Using the diffprivlib.models.LogisticRegression module of diffprivlib, we can train a logistic regression classifier while satisfying differential privacy. If we don't specify any parameters, the model defaults to epsilon = 1 and data_norm = None. If the norm of the data is not specified at initialization (as in this case), the norm will be calculated on the data when .fit() is first called and a warning will be thrown as it causes a privacy leak. To ensure no additional privacy leakage, we should specify the data norm explicitly as an argument, and choose the bounds independently of the data (i.e. using domain knowledge).

In [5]:
import diffprivlib.models as dp
dp_lr = Pipeline([
    ('scaler', MinMaxScaler()),
    ('clf', dp.LogisticRegression())
])

dp_lr.fit(X_train, y_train)

print("Differentially private test accuracy (epsilon=%.2f): %.2f%%" % 
     (dp_lr['clf'].epsilon, accuracy_score(y_test, dp_lr.predict(X_test)) * 100))

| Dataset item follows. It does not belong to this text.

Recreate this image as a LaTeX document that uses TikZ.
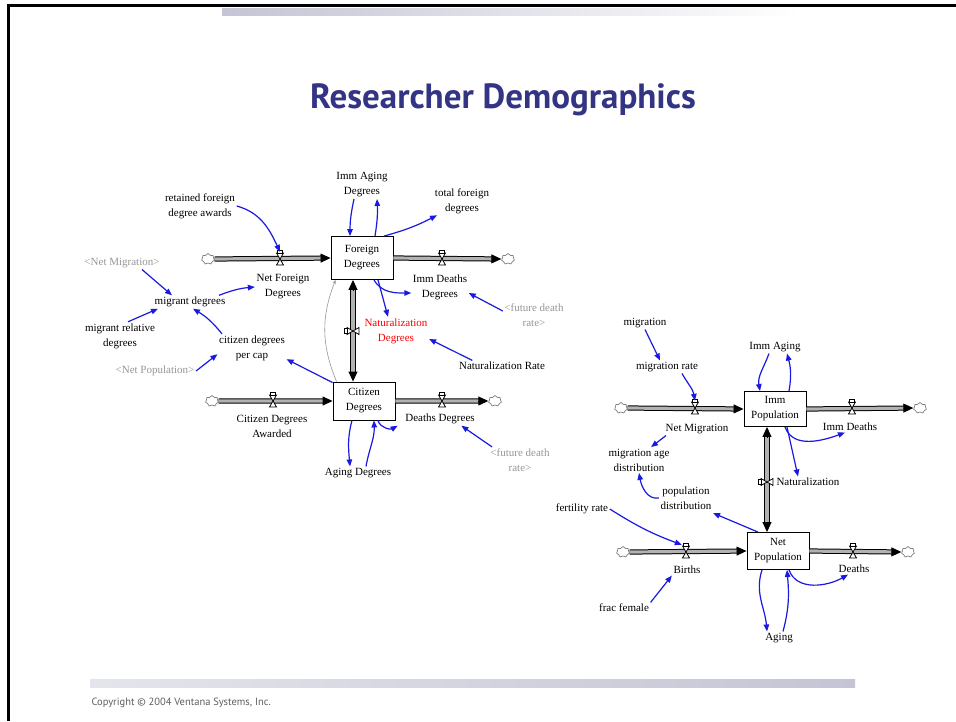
\documentclass[tikz,border=0pt]{standalone}
\usepackage{fontspec}
\setmainfont{Liberation Serif}
\newfontfamily\ptsans{PT Sans}
\usetikzlibrary{arrows.meta,shapes.symbols,calc}
\definecolor{navy}{RGB}{52,52,132}
\definecolor{linkblue}{RGB}{25,25,225}
\definecolor{pipegray}{RGB}{178,178,178}
\definecolor{ghost}{RGB}{150,150,150}
\definecolor{barcol}{RGB}{196,196,212}
\definecolor{copygray}{RGB}{95,95,95}
\newcommand{\lblfont}{\fontsize{11}{15}\selectfont}
\newcommand{\flowto}[2]{%
  \draw[pipeline, shorten >=8pt] (#1) -- (#2);
  \draw[flowtip] ($(#2)!10pt!(#1)$) -- (#2);}
\begin{document}
\begin{tikzpicture}[x=1pt,y=-1pt,
  stock/.style={draw, line width=0.9pt, fill=white, minimum width=62pt, minimum height=38pt, align=center, font=\lblfont, inner sep=1pt},
  lbl/.style={font=\lblfont, align=center, inner sep=1.5pt},
  ghostlbl/.style={lbl, text=ghost},
  redlbl/.style={lbl, text=red},
  info/.style={draw=linkblue, line width=1.2pt, -{Triangle[length=7pt,width=5.5pt]}},
  pipeline/.style={draw=black, line width=1pt, double=pipegray, double distance=3.2pt},
  flowtip/.style={line width=0.9pt, -{Triangle[length=10pt,width=9pt]}},
  cloudn/.style={cloud, cloud puffs=7, aspect=1.2, draw=gray, fill=white, minimum width=13pt, minimum height=11pt, inner sep=0pt, line width=0.7pt},
  vh/.style={inner sep=0pt, minimum width=8pt, minimum height=14pt},
  vv/.style={inner sep=0pt, minimum width=14pt, minimum height=8pt},
  hourglass/.pic={
    \draw[line width=0.8pt, fill=white] (-3.5,-6) -- (3.5,-6) -- (-3.5,6) -- (3.5,6) -- cycle;
    \draw[line width=0.7pt, fill=white] (-2.5,-6) rectangle (2.5,-8.5);}
]
\useasboundingbox (0,0) rectangle (956,721);
\fill[white] (0,0) rectangle (956,721);
% frame and bars
\draw[line width=3pt] (7,5.5) -- (956,5.5);
\draw[line width=3pt] (8.5,4) -- (8.5,721);
\shade[left color=barcol, right color=white] (222,8.5) rectangle (800,15);
\shade[left color=white!55!barcol, right color=barcol] (90,679) rectangle (855,687);
\node[font=\ptsans\bfseries\fontsize{35}{40}\selectfont, text=navy] (title) at (503,100) {Researcher Demographics};
\node[anchor=west, font=\ptsans\fontsize{10.5}{12}\selectfont, text=copygray] (copy) at (88,703) {Copyright © 2004 Ventana Systems, Inc.};

% ---------- left model ----------
\node[stock, minimum height=43pt] (F) at (362,258) {Foreign\\Degrees};
\node[stock] (C) at (364,401) {Citizen\\Degrees};
\node[cloudn] (cF1) at (208,259) {};
\node[cloudn] (cF2) at (508,259) {};
\node[cloudn] (cC1) at (212,401) {};
\node[cloudn] (cC2) at (495,401) {};
\node[vh] (vNFD) at (280,259) {};
\node[vh] (vIDD) at (442,259) {};
\node[vh] (vCDA) at (273,401) {};
\node[vh] (vDD) at (442,401) {};
\node[vv] (vND) at (353,331) {};

\node[lbl] (lNFD) at (283,287) {Net Foreign\\Degrees};
\node[lbl] (lIDD) at (440,287) {Imm Deaths\\Degrees};
\node[lbl] (lCDA) at (272,426) {Citizen Degrees\\Awarded};
\node[lbl] (lDD) at (440,419) {Deaths Degrees};
\node[redlbl] (lND) at (396,331) {Naturalization\\Degrees};
\node[lbl] (lIAD) at (362,185) {Imm Aging\\Degrees};
\node[lbl] (ltfd) at (462,201) {total foreign\\degrees};
\node[lbl] (lrfda) at (200,206) {retained foreign\\degree awards};
\node[ghostlbl] (lnm) at (122,263) {<Net Migration>};
\node[lbl] (lmd) at (190,302) {migrant degrees};
\node[lbl] (lmrd) at (120,336) {migrant relative\\degrees};
\node[lbl] (lcdpc) at (252,348) {citizen degrees\\per cap};
\node[ghostlbl] (lnp) at (155,371) {<Net Population>};
\node[lbl] (lnr) at (502,366) {Naturalization Rate};
\node[ghostlbl] (lfdr1) at (534,315) {<future death\\rate>};
\node[ghostlbl] (lfdr2) at (520,460) {<future death\\rate>};
\node[lbl] (lAD) at (358,473) {Aging Degrees};

% pipes left
\flowto{cF1.east}{F.west}
\flowto{F.east}{cF2.west}
\flowto{cC1.east}{C.west}
\flowto{C.east}{cC2.west}
\coordinate (fcTop) at (vND |- F.south);
\coordinate (fcBot) at (vND |- C.north);
\draw[pipeline, shorten >=8pt, shorten <=8pt] (fcTop) -- (fcBot);
\draw[flowtip] ($(fcTop)!10pt!(fcBot)$) -- (fcTop);
\draw[flowtip] ($(fcBot)!10pt!(fcTop)$) -- (fcBot);
\pic at (vNFD) {hourglass};
\pic at (vIDD) {hourglass};
\pic at (vCDA) {hourglass};
\pic at (vDD) {hourglass};
\pic[rotate=90] at (vND) {hourglass};

\draw[ghost, line width=0.6pt, -{Stealth[length=4pt,width=3pt]}] ([xshift=4pt]C.north west) to[bend left=22] ([xshift=5pt]F.south west);

% info links left
\draw[info] (lrfda.east) to[out=-15, in=115] (vNFD.north);
\draw[info] ([xshift=20pt]lnm.south) -- ([xshift=-18pt]lmd.north);
\draw[info] ([xshift=-8pt]lmd.north east) to[bend left=8] (lNFD.west);
\draw[info] ([xshift=8pt]lmrd.north) -- ([xshift=-32pt]lmd.south);
\draw[info] ([xshift=-30pt]lcdpc.north) to[bend right=10] ([xshift=3pt]lmd.south);
\draw[info] (lnp.east) -- ([yshift=8pt]lcdpc.south west);
\draw[info] ([yshift=-1pt]C.north west) -- ([yshift=3pt]lcdpc.south east);
\draw[info] ([xshift=-8pt]lIAD.south) to[bend right=6] ([xshift=-12pt]F.north);
\draw[info] ([xshift=13pt]F.north) to[bend right=6] ([xshift=15pt]lIAD.south);
\draw[info] ([xshift=22pt]F.north) to[bend right=6] ([xshift=-25pt]ltfd.south);
\draw[info] ([xshift=12pt]F.south) to[out=-60, in=180] ([yshift=-6pt]lIDD.west);
\draw[info] ([xshift=16pt]F.south) -- ([xshift=-8pt]lND.north);
\draw[info] ([yshift=4pt]lfdr1.west) -- ([yshift=-6pt]lIDD.east);
\draw[info] ([xshift=15pt]lnr.north west) -- ([yshift=-8pt]lND.east);
\draw[info] ([xshift=-12pt]C.south) to[out=-105, in=95] ([xshift=-8pt]lAD.north);
\draw[info] ([xshift=8pt]lAD.north) to[out=80, in=-88] ([xshift=10pt]C.south);
\draw[info] ([xshift=14pt]C.south) to[out=-75, in=-150] ([xshift=-6pt]lDD.south west);
\draw[info] ([xshift=-28pt]lfdr2.north) -- ([xshift=-15pt]lDD.south east);

% ---------- right model ----------
\node[stock, minimum height=35pt] (IP) at (775,409) {Imm\\Population};
\node[stock, minimum height=37pt] (NP) at (778,551) {Net\\Population};
\node[cloudn] (cI1) at (621,408) {};
\node[cloudn] (cI2) at (920,408) {};
\node[cloudn] (cN1) at (623,552) {};
\node[cloudn] (cN2) at (908,552) {};
\node[vh] (vNM) at (695,408) {};
\node[vh] (vID) at (852,408) {};
\node[vh] (vB) at (686,552) {};
\node[vh] (vD) at (853,552) {};
\node[vv] (vNat) at (767,482) {};

\node[lbl] (lNM) at (697,429) {Net Migration};
\node[lbl] (lID) at (850,427) {Imm Deaths};
\node[lbl] (lB) at (687,570) {Births};
\node[lbl] (lD) at (854,569) {Deaths};
\node[lbl] (lNat) at (808,482) {Naturalization};
\node[lbl] (lIA) at (775,347) {Imm Aging};
\node[lbl] (lmig) at (645,323) {migration};
\node[lbl] (lmr) at (667,367) {migration rate};
\node[lbl] (lmad) at (639,460) {migration age\\distribution};
\node[lbl] (lpd) at (686,498) {population\\distribution};
\node[lbl] (lfr) at (582,509) {fertility rate};
\node[lbl] (lff) at (624,608) {frac female};
\node[lbl] (lA) at (779,638) {Aging};

\flowto{cI1.east}{IP.west}
\flowto{IP.east}{cI2.west}
\flowto{cN1.east}{NP.west}
\flowto{NP.east}{cN2.west}
\coordinate (inTop) at (vNat |- IP.south);
\coordinate (inBot) at (vNat |- NP.north);
\draw[pipeline, shorten >=8pt, shorten <=8pt] (inTop) -- (inBot);
\draw[flowtip] ($(inTop)!10pt!(inBot)$) -- (inTop);
\draw[flowtip] ($(inBot)!10pt!(inTop)$) -- (inBot);
\pic at (vNM) {hourglass};
\pic at (vID) {hourglass};
\pic at (vB) {hourglass};
\pic at (vD) {hourglass};
\pic[rotate=90] at (vNat) {hourglass};

\draw[info] (lmig.south) -- ([xshift=-7pt]lmr.north);
\draw[info] ([xshift=15pt]lmr.south) to[out=-60, in=100] (vNM.north);
\draw[info] ([xshift=2pt]lNM.south west) -- ([xshift=12pt]lmad.north);
\draw[info] (lpd.west) to[out=190, in=-80] (lmad.south);
\draw[info] ([xshift=-20pt]NP.north) -- ([yshift=-2pt]lpd.south east);
\draw[info] ([xshift=-6pt]lIA.south) to[out=-110, in=100] ([xshift=-15pt]IP.north);
\draw[info] ([xshift=14pt]IP.north) to[out=80, in=-75] ([xshift=12pt]lIA.south);
\draw[info] ([xshift=10pt]IP.south) to[out=-70, in=-160] ([xshift=-5pt]lID.south);
\draw[info] ([xshift=12pt]IP.south) -- ([xshift=-10pt]lNat.north);
\draw[info] (lfr.east) to[bend right=6] (vB.north west);
\draw[info] (lff.north east) -- (lB.south west);
\draw[info] ([xshift=-16pt]NP.south) to[out=-108, in=95] ([xshift=-12pt]lA.north);
\draw[info] ([xshift=4pt]lA.north) to[out=75, in=-85] ([xshift=9pt]NP.south);
\draw[info] ([xshift=11pt]NP.south) to[out=-70, in=-150] ([xshift=-6pt]lD.south);
\end{tikzpicture}
\end{document}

Differentially private test accuracy (epsilon=1.00): 80.55%




As we can see from the output accuracies above, the regular (non-private) logistic regression classifier could produce an accuracy of 81.04%, while setting epsilon=1.00, the differentially private Naïve Bayes classifier could achieve an accuracy of 80.93%. If we use a smaller epsilon, it usually leads to better privacy protection while less accuracy. For instance, if we set epsilon=0.01:

In [6]:
import diffprivlib.models as dp
dp_lr = Pipeline([
    ('scaler', MinMaxScaler()),
    ('clf', dp.LogisticRegression(epsilon=0.01))
])

dp_lr.fit(X_train, y_train)

print("Differentially private test accuracy (epsilon=%.2f): %.2f%%" % 
     (dp_lr['clf'].epsilon, accuracy_score(y_test, dp_lr.predict(X_test)) * 100))

Differentially private test accuracy (epsilon=0.01): 71.25%